**PROBLEM REQUIREMENTS:** Write out the material exactly. Do not include the pictures.

**GIVEN INFORMATION:**
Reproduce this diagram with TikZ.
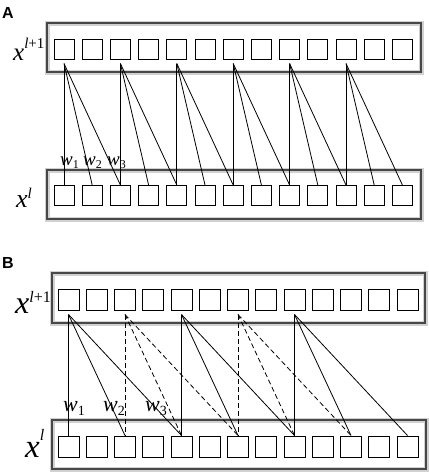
\documentclass[tikz,border=0pt]{standalone}
\usepackage{fontspec}
\setmainfont{Liberation Serif}
\newfontfamily\panelfont{Liberation Sans}
\usetikzlibrary{calc}
\tikzset{
  layer/.style={draw=black!72, line width=1.3pt, inner sep=0pt,
    preaction={draw=black!18, line width=5pt}},
  sq/.style={draw=black, line width=1pt, fill=white, inner sep=0pt, minimum size=20pt},
  sqb/.style={sq, minimum size=21pt},
  conn/.style={line width=0.8pt},
  dconn/.style={line width=0.8pt, dash pattern=on 5pt off 3pt},
  lbl/.style={anchor=base west, inner sep=0pt},
  panel/.style={anchor=base west, inner sep=0pt, font=\panelfont\bfseries\fontsize{16}{16}\selectfont}
}
\newcommand{\supx}[4]{{\fontsize{#1}{#1}\selectfont\textit{x}}\raisebox{#3pt}{\fontsize{#2}{#2}\selectfont #4}}
\newcommand{\wlab}[4]{{\fontsize{#1}{#1}\selectfont\textit{w}}\raisebox{-#3pt}{\fontsize{#2}{#2}\selectfont #4}}
\begin{document}
\begin{tikzpicture}[x=1pt, y=-1pt]
\useasboundingbox (0,0) rectangle (429,475);

% ---------- Panel A ----------
\node[panel] (pA) at (2,18) {A};
\node[layer, minimum width=374pt, minimum height=49pt] (ra1) at (234,47.5) {};
\node[layer, minimum width=374pt, minimum height=49pt] (ra0) at (234,194.5) {};
\foreach \i in {0,...,12} {
  \node[sq] (ta\i) at ({64+28.2*\i},49) {};
  \node[sq] (ba\i) at ({64+28.2*\i},195.5) {};
}
\node[lbl] (xa1) at (13,60) {\supx{25}{15}{12}{\textit{l}+1}};
\node[lbl] (xa0) at (16,207) {\supx{26}{15}{9}{\textit{l}}};
\foreach \s [evaluate=\s as \a using int(\s+1), evaluate=\s as \b using int(\s+2)] in {0,2,...,10} {
  \coordinate (pa\s) at ([yshift=-4pt]ta\s.south);
  \draw[conn] (pa\s) -- (ba\s.north);
  \draw[conn] (pa\s) -- (ba\a.north);
  \draw[conn] (pa\s) -- (ba\b.north);
}
\node[lbl] (wa1) at (60,165) {\wlab{19}{12}{3}{1}};
\node[lbl] (wa2) at (83,165) {\wlab{19}{12}{3}{2}};
\node[lbl] (wa3) at (107,165) {\wlab{19}{12}{3}{3}};

% ---------- Panel B ----------
\node[panel] (pB) at (2,268) {B};
\node[layer, minimum width=373pt, minimum height=50pt] (rb1) at (238.5,298) {};
\node[layer, minimum width=374pt, minimum height=49pt] (rb0) at (239,444.5) {};
\foreach \i in {0,...,12} {
  \node[sqb] (tb\i) at ({68.5+28.25*\i},299.5) {};
  \node[sqb] (bb\i) at ({68.5+28.25*\i},446.5) {};
}
\node[lbl] (xb1) at (15,313) {\supx{32}{16}{11}{\textit{l}+1}};
\node[lbl] (xb0) at (25,457) {\supx{33}{16}{17}{\textit{l}}};
\foreach \s [evaluate=\s as \a using int(\s+2), evaluate=\s as \b using int(\s+4)] in {0,4,8} {
  \coordinate (pb\s) at ([yshift=-4pt]tb\s.south);
  \draw[conn] (pb\s) -- (bb\s.north);
  \draw[conn] (pb\s) -- (bb\a.north);
  \draw[conn] (pb\s) -- (bb\b.north);
}
\foreach \s [evaluate=\s as \a using int(\s+2), evaluate=\s as \b using int(\s+4)] in {2,6} {
  \coordinate (pb\s) at ([yshift=-4pt]tb\s.south);
  \draw[dconn] (pb\s) -- (bb\s.north);
  \draw[dconn] (pb\s) -- (bb\a.north);
  \draw[dconn] (pb\s) -- (bb\b.north);
}
\node[lbl] (wb1) at (63,411) {\wlab{22}{14}{4}{1}};
\node[lbl] (wb2) at (103,411) {\wlab{22}{14}{4}{2}};
\node[lbl] (wb3) at (145,411) {\wlab{22}{14}{4}{3}};
\end{tikzpicture}
\end{document}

**IN RESPONSE:**
Reproduce this diagram with TikZ.
\documentclass[tikz,border=0pt]{standalone}
\usepackage{fontspec}
\setmainfont{Liberation Serif}
\newfontfamily\panelfont{Liberation Sans}
\usetikzlibrary{calc}
\tikzset{
  layer/.style={draw=black!72, line width=1.3pt, inner sep=0pt,
    preaction={draw=black!18, line width=5pt}},
  sq/.style={draw=black, line width=1pt, fill=white, inner sep=0pt, minimum size=20pt},
  sqb/.style={sq, minimum size=21pt},
  conn/.style={line width=0.8pt},
  dconn/.style={line width=0.8pt, dash pattern=on 5pt off 3pt},
  lbl/.style={anchor=base west, inner sep=0pt},
  panel/.style={anchor=base west, inner sep=0pt, font=\panelfont\bfseries\fontsize{16}{16}\selectfont}
}
\newcommand{\supx}[4]{{\fontsize{#1}{#1}\selectfont\textit{x}}\raisebox{#3pt}{\fontsize{#2}{#2}\selectfont #4}}
\newcommand{\wlab}[4]{{\fontsize{#1}{#1}\selectfont\textit{w}}\raisebox{-#3pt}{\fontsize{#2}{#2}\selectfont #4}}
\begin{document}
\begin{tikzpicture}[x=1pt, y=-1pt]
\useasboundingbox (0,0) rectangle (429,475);

% ---------- Panel A ----------
\node[panel] (pA) at (2,18) {A};
\node[layer, minimum width=374pt, minimum height=49pt] (ra1) at (234,47.5) {};
\node[layer, minimum width=374pt, minimum height=49pt] (ra0) at (234,194.5) {};
\foreach \i in {0,...,12} {
  \node[sq] (ta\i) at ({64+28.2*\i},49) {};
  \node[sq] (ba\i) at ({64+28.2*\i},195.5) {};
}
\node[lbl] (xa1) at (13,60) {\supx{25}{15}{12}{\textit{l}+1}};
\node[lbl] (xa0) at (16,207) {\supx{26}{15}{9}{\textit{l}}};
\foreach \s [evaluate=\s as \a using int(\s+1), evaluate=\s as \b using int(\s+2)] in {0,2,...,10} {
  \coordinate (pa\s) at ([yshift=-4pt]ta\s.south);
  \draw[conn] (pa\s) -- (ba\s.north);
  \draw[conn] (pa\s) -- (ba\a.north);
  \draw[conn] (pa\s) -- (ba\b.north);
}
\node[lbl] (wa1) at (60,165) {\wlab{19}{12}{3}{1}};
\node[lbl] (wa2) at (83,165) {\wlab{19}{12}{3}{2}};
\node[lbl] (wa3) at (107,165) {\wlab{19}{12}{3}{3}};

% ---------- Panel B ----------
\node[panel] (pB) at (2,268) {B};
\node[layer, minimum width=373pt, minimum height=50pt] (rb1) at (238.5,298) {};
\node[layer, minimum width=374pt, minimum height=49pt] (rb0) at (239,444.5) {};
\foreach \i in {0,...,12} {
  \node[sqb] (tb\i) at ({68.5+28.25*\i},299.5) {};
  \node[sqb] (bb\i) at ({68.5+28.25*\i},446.5) {};
}
\node[lbl] (xb1) at (15,313) {\supx{32}{16}{11}{\textit{l}+1}};
\node[lbl] (xb0) at (25,457) {\supx{33}{16}{17}{\textit{l}}};
\foreach \s [evaluate=\s as \a using int(\s+2), evaluate=\s as \b using int(\s+4)] in {0,4,8} {
  \coordinate (pb\s) at ([yshift=-4pt]tb\s.south);
  \draw[conn] (pb\s) -- (bb\s.north);
  \draw[conn] (pb\s) -- (bb\a.north);
  \draw[conn] (pb\s) -- (bb\b.north);
}
\foreach \s [evaluate=\s as \a using int(\s+2), evaluate=\s as \b using int(\s+4)] in {2,6} {
  \coordinate (pb\s) at ([yshift=-4pt]tb\s.south);
  \draw[dconn] (pb\s) -- (bb\s.north);
  \draw[dconn] (pb\s) -- (bb\a.north);
  \draw[dconn] (pb\s) -- (bb\b.north);
}
\node[lbl] (wb1) at (63,411) {\wlab{22}{14}{4}{1}};
\node[lbl] (wb2) at (103,411) {\wlab{22}{14}{4}{2}};
\node[lbl] (wb3) at (145,411) {\wlab{22}{14}{4}{3}};
\end{tikzpicture}
\end{document}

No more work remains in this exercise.